La protesta di pedagogisti ed esperti
In una lettera aperta al ministero dell’Istruzione intitolata Tornare ai voti? No grazie, l’Associazione nazionale dirigenti scolastici, l’Associazione italiana maestri cattolici, la Cgil scuola e altre 9 organizzazioni di categoria hanno descritto la scelta del governo come “contraddittoria, priva di una visione pedagogica coerente e duratura” e “immotivata dal punto di vista pedagogico”, che va a “interrompere un processo di rinnovamento della cultura e delle pratiche valutative” senza nemmeno avere “una documentazione sui processi in atto, una verifica sulle esperienze condotte nelle scuole o un’interlocuzione con il mondo della scuola e della ricerca”. Per chi ha firmato la lettera, inoltre, “una valutazione con i voti, infatti, non dice quali sono gli apprendimenti realizzati, i punti di forza e di debolezza, le tappe del percorso, ma si limita a fotografare la situazione in un dato momento senza cogliere le fasi del processo di insegnamento-apprendimento per intervenire sulla sua regolazione”.

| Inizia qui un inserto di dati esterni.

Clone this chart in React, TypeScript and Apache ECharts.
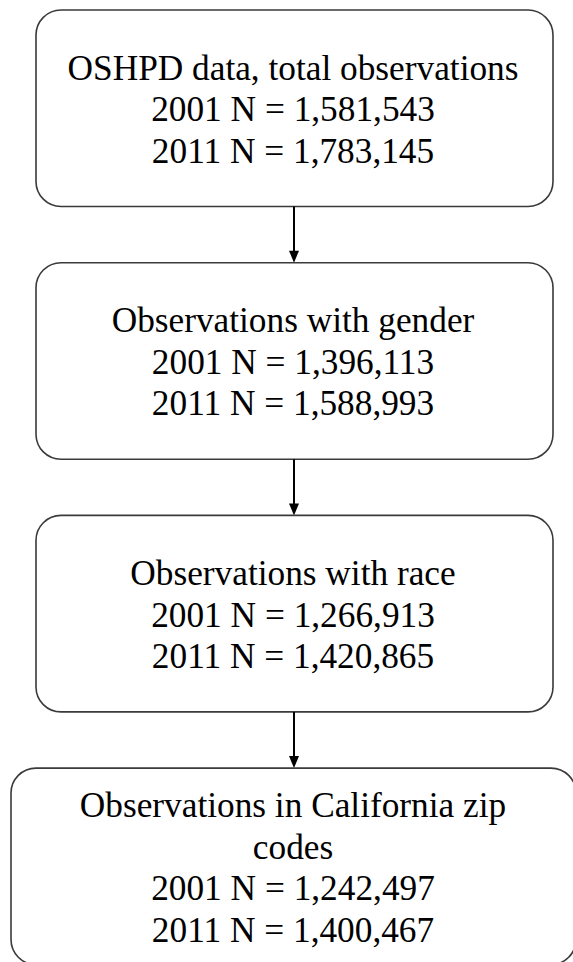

Lo stesso appello per rivedere questa decisione è stato lanciato da numerosi pedagogisti e personaggi del mondo della cultura e dello spettacolo che hanno lanciato una petizione sul sito Change.org: “Un nuovo cambiamento in tempi così rapidi non consente un serio confronto con il mondo della scuola”, scrivono il pedagogista Daniele Novara e il maestro Alex Corlazzoli nella petizione sostenuta da educatori e ricercatori tra cui Elisabetta Nigris, Alberto Pellai, Silvia Vegetti Finzi, Milena Santerini, Raffaele Mantegazza tra gli altri e numerosi esponenti del mondo della cultura come Luca Zingaretti, Stefano Accorsi, Carlotta Natoli, Moni Ovadia e Pierfrancesco Favino. “Valutare – scrivono Novara e Corlazzoli – significa dare valore, la valutazione ha la finalità più ampia di dare valore al percorso di apprendimento di ogni singolo alunno che deve tener conto del contesto da cui proviene, dello stato di partenza, delle difficoltà incontrate come la mancata continuità didattica, ad esempio, dovuta al precariato. Valutare non è certificare, attestare, rendicontare ma ‘descrivere’ il cammino umano e pedagogico di uno studente”.
Per Novara e Corlazzoli: “Etimologicamente c’è differenza tra ‘in via d’acquisizione’ e ‘insufficiente’. Fare chiarezza non significa né semplificare con dei giudizi da pagelle anni trenta né applicare la logica della punizione. Pretendere che ‘gravemente insufficiente’ rappresenti un elemento di chiarezza significa confermare l’intenzione di procedere al ritorno di un apparato mortificatorio nei confronti dei bambini, che sviluppano il loro percorso di apprendimento con errori e sbagli”.
Dello stesso avviso anche Cristiano Corsini, docente di Pedagogia sperimentale all’università di Roma 3, secondo cui la valutazione sintetica inibisce il processo di apprendimento, basandosi esclusivamente su fallimento e successo, mentre quella descrittiva utilizza gli errori come strumento di apprendimento. Corsini, sottolinea che evitare di dare un “brutto voto” non dovrebbe essere visto come un atto diseducativo, ma piuttosto come un’opportunità per promuovere una cultura dell’apprendimento diversa. Tale approccio richiede un cambio di paradigma che allontani la valutazione dall’essere un “capriccio degli adulti” e la trasformi in uno strumento effettivo per lo sviluppo educativo e personale degli studenti.
Le critiche degli esperti al governo riguardano anche le tempistiche del cambiamento dopo appena quattro anni dall’introduzione della riforma: “La scuola primaria ha perseguito l’obiettivo di una valutazione descrittiva per molto tempo, basandosi su solide prove della ricerca pedagogica e didattica”, ha spiegato su Orizzonte Scuola Maria Mellone, docente di didattica della Matematica dell’università Federico II di Napoli e presidente della Commissione italiana per l’insegnamento della Matematica dell’Unione matematica italiana (Umi-Ciim), “queste evidenze giustificano pienamente questa scelta. Tuttavia, mettere in discussione questo senso con il ritorno ai giudizi sintetici, senza dare il tempo di verificare realmente l’efficacia e di considerare l’adattamento che ogni processo di rinnovamento comporta, è discutibile. Se, come spesso accade in Italia, dopo poco tempo si annulla tutto dall’alto, vanificando gli enormi sforzi compiuti, sarà sempre più difficile per la scuola assumersi la responsabilità di nuove riforme importanti”.